What makes the Just Cause series so fun is that traversal around the huge maps is effortless and easy thanks to the fact that Rico has a Spider-Man-esque tether he can swing around on as well as an infinite parachute he can use to fly all over. Just Cause 3 makes it even better thanks to smoother and easier controls and the addition of a wingsuit so you can just glide all over the place. You can also use the tether to tie things together as well, such as tying cars together, tying a soldier to a propane tank that flies up in the air and explodes, you can tie a helicopter to the ground and reel it in until it makes impact and blows up – pretty much anything you can imagine doing, you can do in Just Cause 3. It’s freaking awesome.

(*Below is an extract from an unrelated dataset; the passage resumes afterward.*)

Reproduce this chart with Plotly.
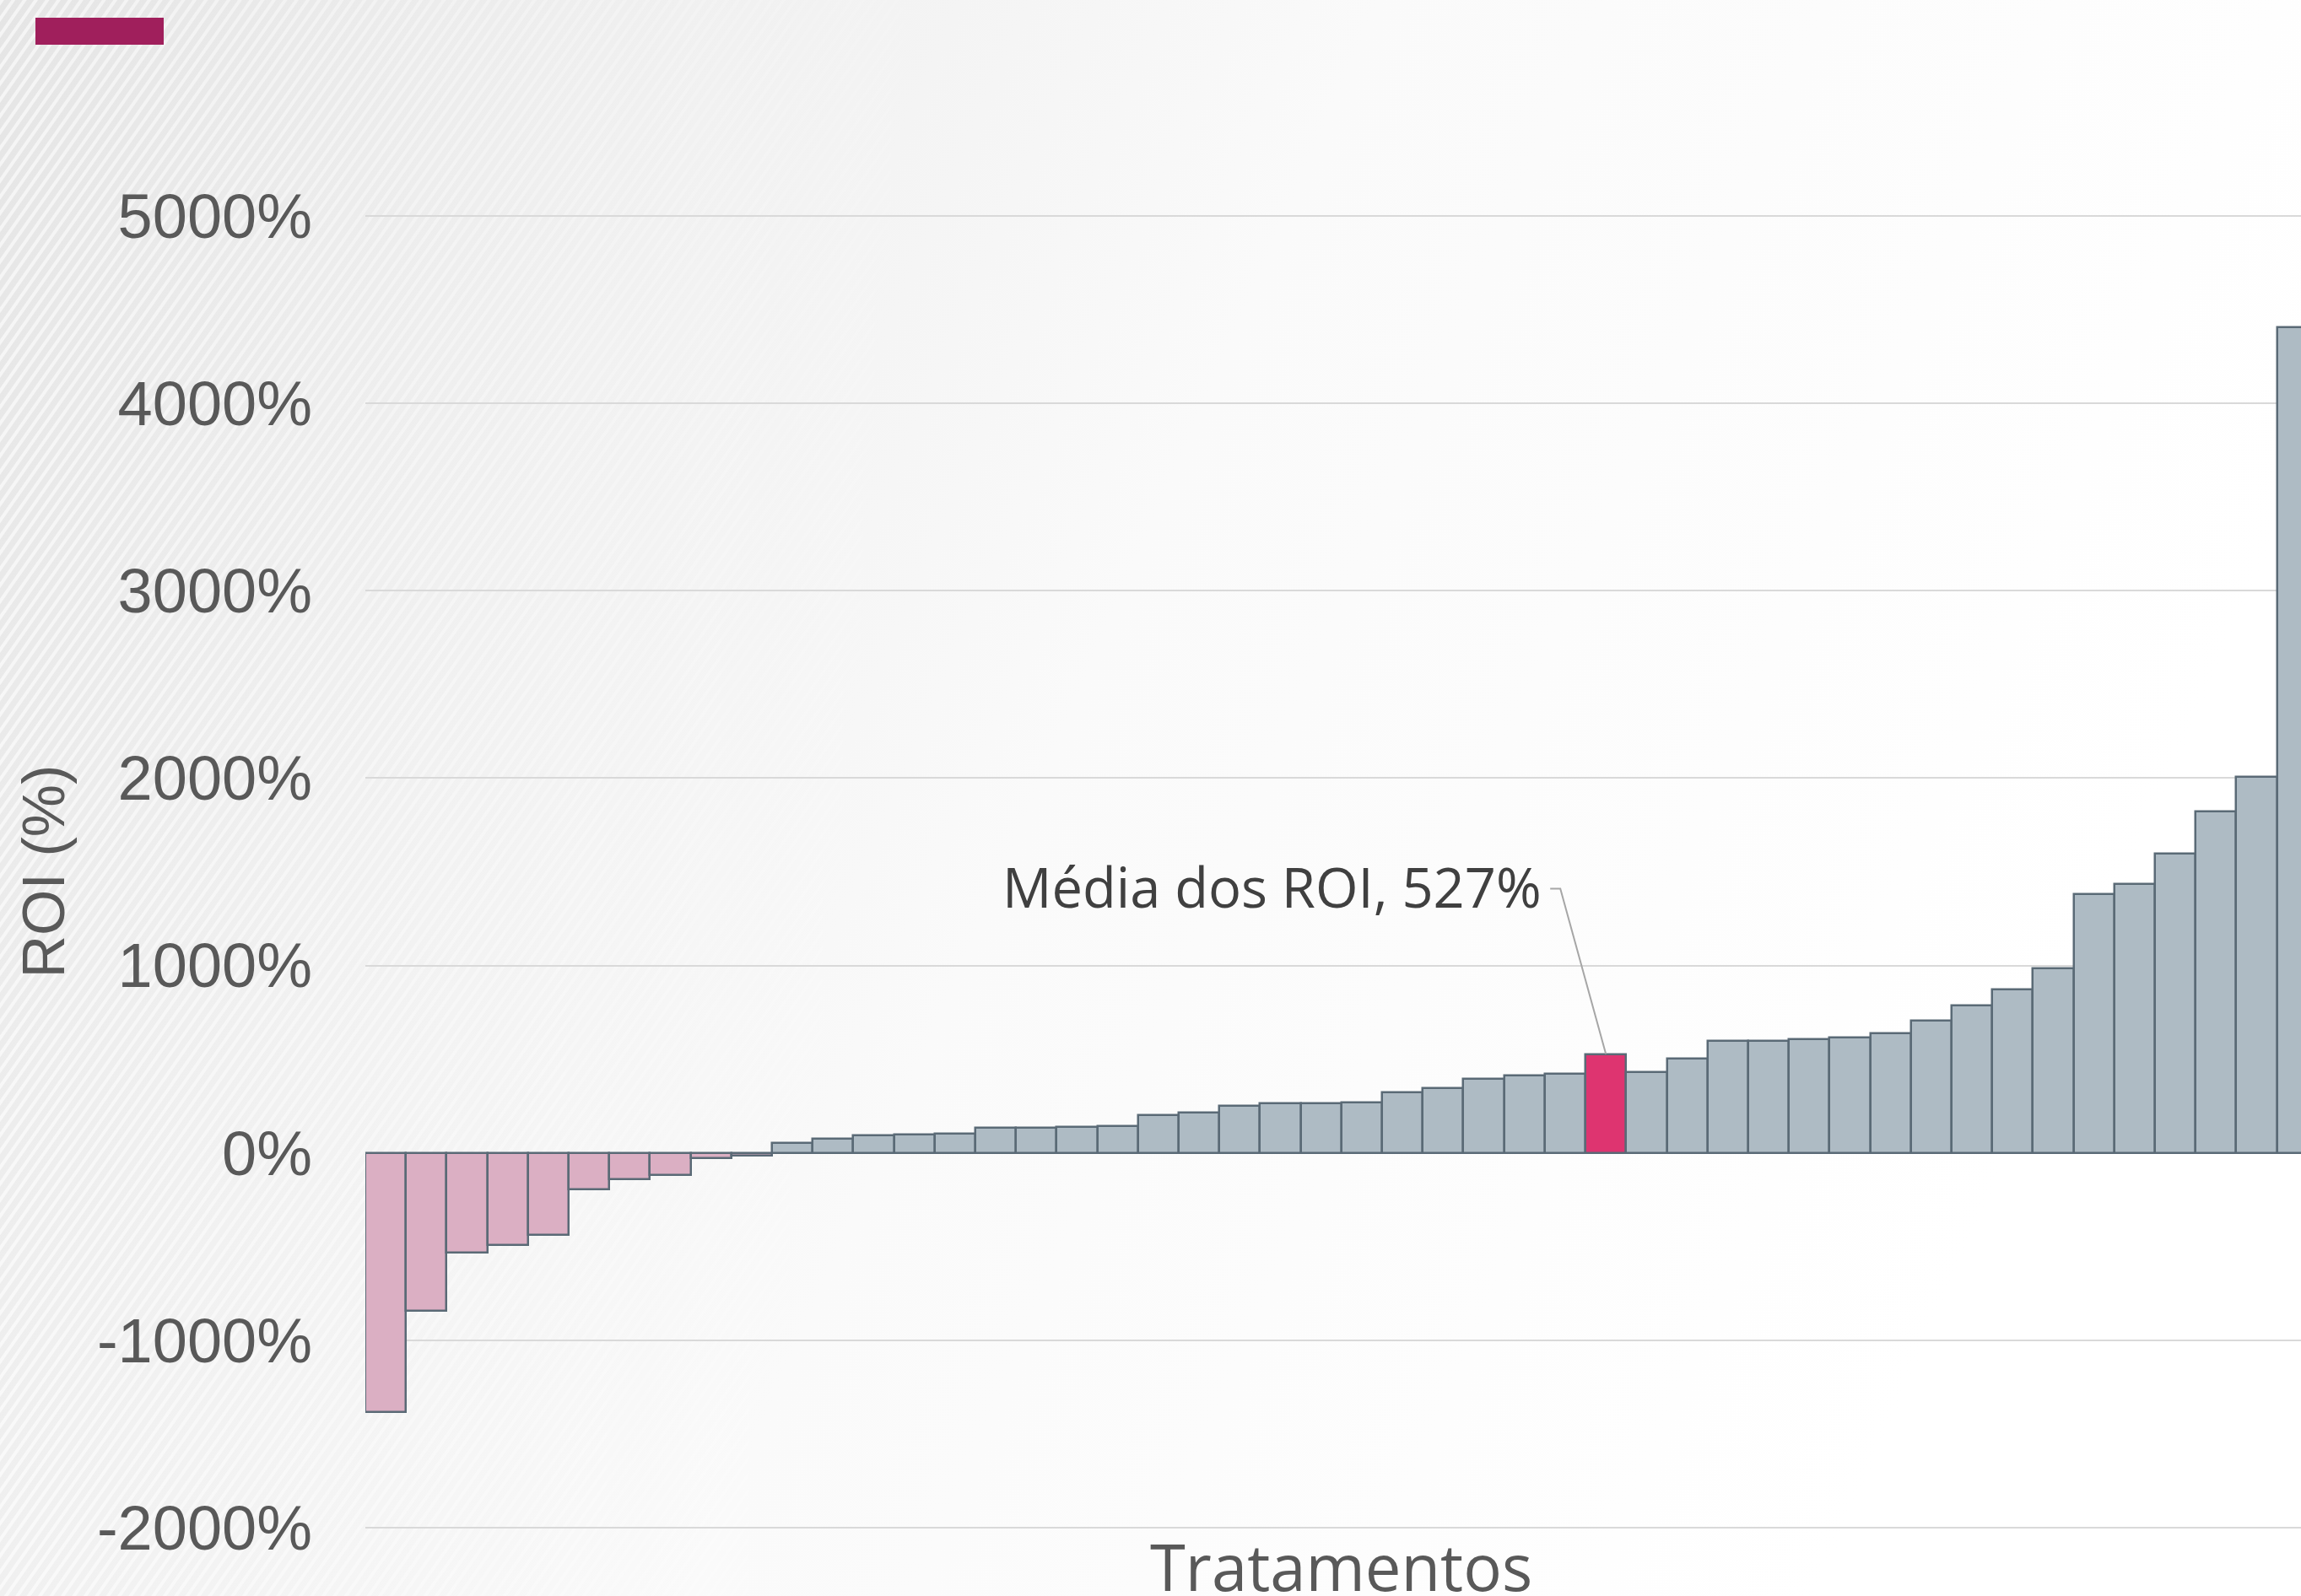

You’re totally free to do whatever you want and you can accomplish it pretty much whenever and however you wish. You can approach every military base and every encounter differently and do different crazy stuff and it always works, and it’s always fun. With that said, it’s all maybe a little too big. You can play for hours and hours and feel like you’re accomplishing a ton of stuff only to have a huge chunk of the map left untouched. The game can start to feel a bit repetitive after a while because attacking bases – all with identical fuel tanks and radio towers and other stuff – and liberating towns – by blowing up identical speaker systems and statues of the dictator – does start to get old after a while. As long as you don’t just grind away at the same objectives over and over, however, and make sure to go do some other stuff in between, it’s not so bad, though.


Of course, the elephant in the room whenever you talk about Just Cause 3 is still the long load times and poor overall performance and, unfortunately, not much has changed since launch. The initial load time when you start the game is much shorter than it used to be, thankfully, but other load times such as when you die or want to restart a challenge are still pretty lengthy. The overall performance is still pretty abysmal, though, with framerates regularly dropping into the single digits whenever you do, well, pretty much anything. It can be argued that blowing stuff up looks cooler in slo-mo, which it does, but the game just crawls along at some points.

Another issue is that the game, for whatever reason, has extensive online integration so it can keep track of everything you do and update it to leaderboards. This is sort of cool, but Square Enix’s servers suck and constantly disconnect you. Then the game tries to connect again and it always takes ridiculously longer than it should. This was a problem back in 2015 on Xbox and is still a problem in 2018 on PS4 (which I’m playing it on currently). Even when you select to play in offline mode, the game still constantly tries to connect. They really should just turn the online features off.


Even with these still lingering issues, however, Just Cause 3 is a ton of fun and the XL Edition is an absolute steal if you wait to buy it on sale. Blowing stuff up is awesome and moving around the world just feels freaking great. The wide variety of activities you can do and the huge amount of toys the game gives you to play with is unmatched. Just Cause 3 is janky and runs like a pig, but dang is it fun. Don’t hesitate to buy it for cheap.